Komnas Perempuan justru menyambut baik kebijakan di Kementerian Agraria yang membolehkan PNS perempuan terlambat masuk kerja karena alasan menyusui. Sayangnya, kalimat Edward Febriyatri Kusuma itu titik sampai disitu. Ini mengandung bahaya pemahaman yang keliru, apabila memang tidak dimaksudkan agar ditafsirkan begitu. Menyusui siapa? Karena ditambah-jelaskan oleh Bu Yuni juga hanya menyambut positif karena proses menyusui itu merupakan bagian dari fungsi kesehatan reproduksi, dan seharusnya seperti ini. Maksudnya ini apa, semoga piktor saya keliru. Saya merasa benar, yang mungkin keliru adalah piktornya.

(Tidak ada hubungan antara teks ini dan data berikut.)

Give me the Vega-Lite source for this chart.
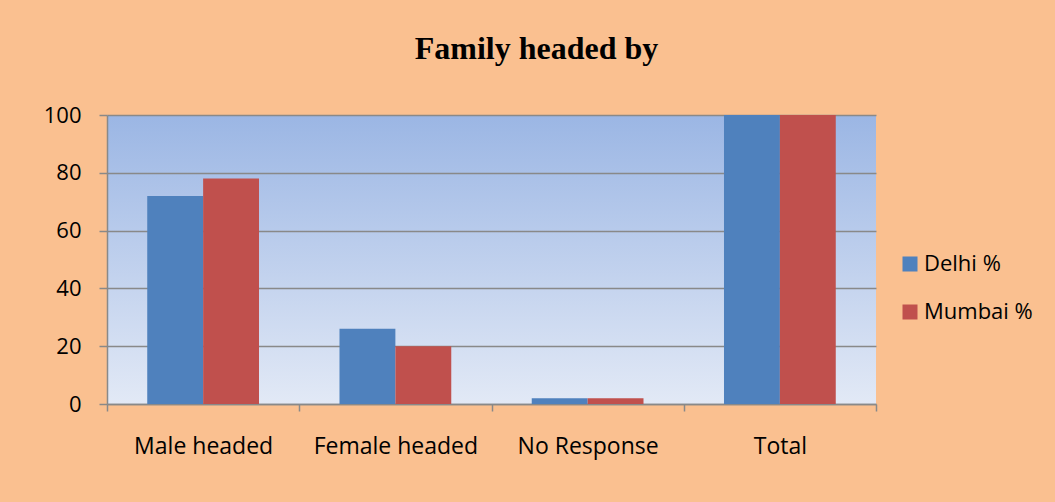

Tadinya kalau semua beramai-ramai mendukung pengurangan jam kerja perempuan sebanyak dua jam, saya akan segera maju menjadi pionir untuk menggalang dukungan agar pengurangannya tidak hanya dua jam atau satu jam didepan dan satu dibelakang. Mohon maaf, tidak bermaksud merendahkan orang lain atau pendapatnya. Kalau menurut saya pribadi kenapa tidak sekalian enam jam, atau sepuluh jam, atau seribu persen lah. Jadi tidak kepalang tanggung. Pasti kelak bisa mendapatkan suara di pemilu tahun 2200 kemenangan telak.
He he he he. Maaf, saya suka bercanda keterusan. Soalnya bercanda itu asyik dan belum dikenakan retribusi atau pajak. Serius, pada kesempatan ini saya ingin memberikan applaus dan penghargaan setinggi-tingginya kepada rekan-rekan perempuan yang tidak berhenti mendedikasikan waktu, pikiran, dan tenaga sehingga memberi manfaat bagi lingkungan dalam arti positif disela kesibukan mengasuh anak dan melayani suami yang jelas adalah prioritas utama. Saya ingin memberikan dorongan moral dan semangat kepada adik-adik perempuan agar benar-benar hati-hati memilih agar mendapatkan seorang imam atau laki-laki yang bertanggung jawab yang senantiasa prihatin dan khawatir dalam arti positif atas segala hal sehingga mampu menempatkan diri dan mengatur penunaian tanggung jawab masing-masing secara bijak dan senantiasa saling menghormati dan menyayangi.